The local content issue in Ghana compared to Zimbabwe


The local content issue in Ghana compared to Zimbabwe

“We cannot grow the economy on our own and government does not have much to spend. That is why we need to rely on and/or increase foreign direct investment. Local content/participation is good but it’s about how you apply it and at what point you need to do it,” GIPC CEO, Mr. Yofi Grant

There has been an increasing trend in the enactment of local content requirements in Ghana that are negatively affecting the government’s drive to improve the ease of doing business, attract foreign direct investment and promote overall economic growth. Local content requirements may be described as regulations, laws and policies that require foreign companies to involve, prioritize or include local companies in their procurement and provision of goods and services.

Increasingly, local content requirements have been found to serve as direct or indirect forms of protectionism limiting or eliminating foreign participation in certain sectors of the economy. Eventually, such requirements curtail free trade affecting competition leading to higher consumer prices. On the other hand, enacting, implementing and monitoring such requirements also comes at a huge cost to regulators and usually affects the organic growth and competitiveness of local firms.”

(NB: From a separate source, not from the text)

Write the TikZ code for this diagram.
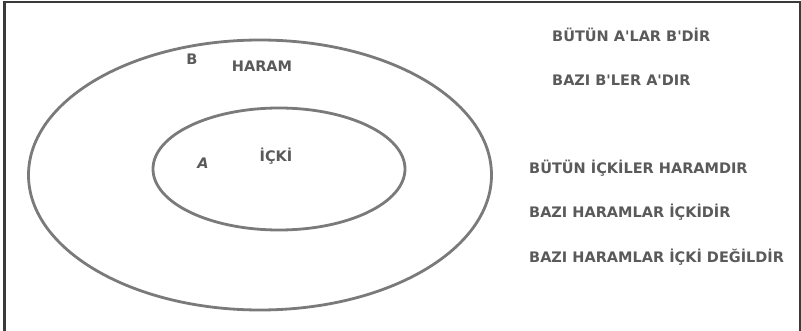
\documentclass[tikz,border=0pt]{standalone}
\usepackage{fontspec}
\newfontfamily\dvsans{DejaVu Sans}
\definecolor{txtgray}{HTML}{5A5A5A}
\definecolor{ringgray}{HTML}{7A7A7A}
\definecolor{framegray}{HTML}{3A3A3A}
\begin{document}
\begin{tikzpicture}[x=1pt,y=-1pt,
  ring/.style={draw=ringgray,line width=2.8pt},
  lbl/.style={text=txtgray,font=\dvsans\bfseries\fontsize{14.5}{17}\selectfont,inner sep=0pt},
  stmt/.style={lbl,anchor=west}]
\useasboundingbox (0,0) rectangle (801,331);
\fill[white] (0,0) rectangle (801,331);
\draw[framegray,line width=2.5pt] (4.5,331) -- (4.5,2) -- (800,2) -- (800,331);
\draw[ring] (260,175) ellipse [x radius=231.5pt, y radius=135pt];
\draw[ring] (279,169) ellipse [x radius=126pt, y radius=61pt];
\node[lbl] (b) at (192,59) {B};
\node[lbl] (haram) at (262,66) {HARAM};
\node[lbl,font=\dvsans\bfseries\itshape\fontsize{14.5}{17}\selectfont] (a) at (203,163) {A};
\node[lbl] (icki) at (276,156) {İÇKİ};
\node[stmt] (s1) at (552,35) {BÜTÜN A'LAR B'DİR};
\node[stmt] (s2) at (552,80) {BAZI B'LER A'DIR};
\node[stmt] (s3) at (529,168) {BÜTÜN İÇKİLER HARAMDIR};
\node[stmt] (s4) at (529,212) {BAZI HARAMLAR İÇKİDİR};
\node[stmt] (s5) at (529,257) {BAZI HARAMLAR İÇKİ DEĞİLDİR};
\end{tikzpicture}
\end{document}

This is the start of an open letter or position paper written by Simon Madjie, the Executive Secretary of the American Chamber of Commerce (AMCHAM) in a joint initiative with Nico van Staalduinen of the European Business Organisation (EBO) published on both their websites.  

GNBCC supports this letter or paper 100% . Too many mixed messages from the government are increasing and have already created insecurity amongst some foreign business investors which can put intended investments on hold.

The strange situation has now appeared that the African champion of local content laws aka indigenization laws, Zimbabwe, has changed its policies under the post Mugabe regime into a policy towards liberalization of the Zim economy because it simply doesn’t work. In some countries, such as Ghana, the debate on implementing all kind of local content policies is still hot, even under the current pro-business government. It is therefore interesting to read what has been published about these policies before they were changed in Zimbabwe.

In an article about the idigenisation policies initiated by the former Zimbabwe Mugabe government by Hanna Onifade from April 2016 she explains that “ Indigenisation policies are not new. The “sentiment of nativism,” that is, the mentality that suggests that the children of the soil should till the soil, is one that is often attempted to be enforced. However she states:

“This policy of indigenisation is very common among African countries and is a very insidious product of xenophobia. It is the reason Nigerians complain about Ghana’s government policy targeting non-Ghanaian (mostly Nigerian) businesses. It is a vicious circle that reduces trade among African countries and ensures that poverty levels remain high for much of Africa and therefore feeds nativist mentality.”

She continues to state that Implementing indigenisation policies may seek to serve some good by giving citizens (un)fettered access to capital and the labour market, however, for a struggling economy it is a bad idea which will lead to a loss of foreign investment.

The Zimbabwean indigenization polices where aimed to force foreign owned businesses to transfer at least 51 percent of their shares to Black indigenous Zimbabweans. Foreign Investors have pointed out that these laws were the biggest obstacle to invest.

Foreign investment is vital for the development of any economy; it will not only bring foreign capital to the country but also serves as a bargaining chip for allowing for instance Ghanaian Businesses expand into other countries.

She ends the article with the main argument against any indigenization policy – it is fundamentally retrogressive. She refers to the Nigerian author Erwin Ofili who stated:

 “The reason indigenisation does not work is because indigenisation is a faulty and retrogressive policy. It is a policy that rewards people for doing no work and adding no value to the economy. Indigenisation would eventually fail even if it were possible to implement it without corrupt government officials and their cronies taking over the businesses."

She finalizes her article by stating that “Indigenisation policies do not appreciate or reward hard work. It does not encourage the healthy competition required to build a vibrant economy rooted in quality products and services. Instead of the people of Zimbabwe waiting for the government to give them ownership of foreign companies, the government could implement policies that make it compulsory for these companies to invest in local production and assist in the building of new industries and infrastructure, as Ethiopia has done. Legislation which protects local businesses from being taken over by foreign big businesses should be made enforceable so that there would be no fears of having an economy controlled by foreign powers.”

Indeed this kind of legislation is a much more positive compared to the legislation which in the end chases away foreign investment through indigenization or local content laws.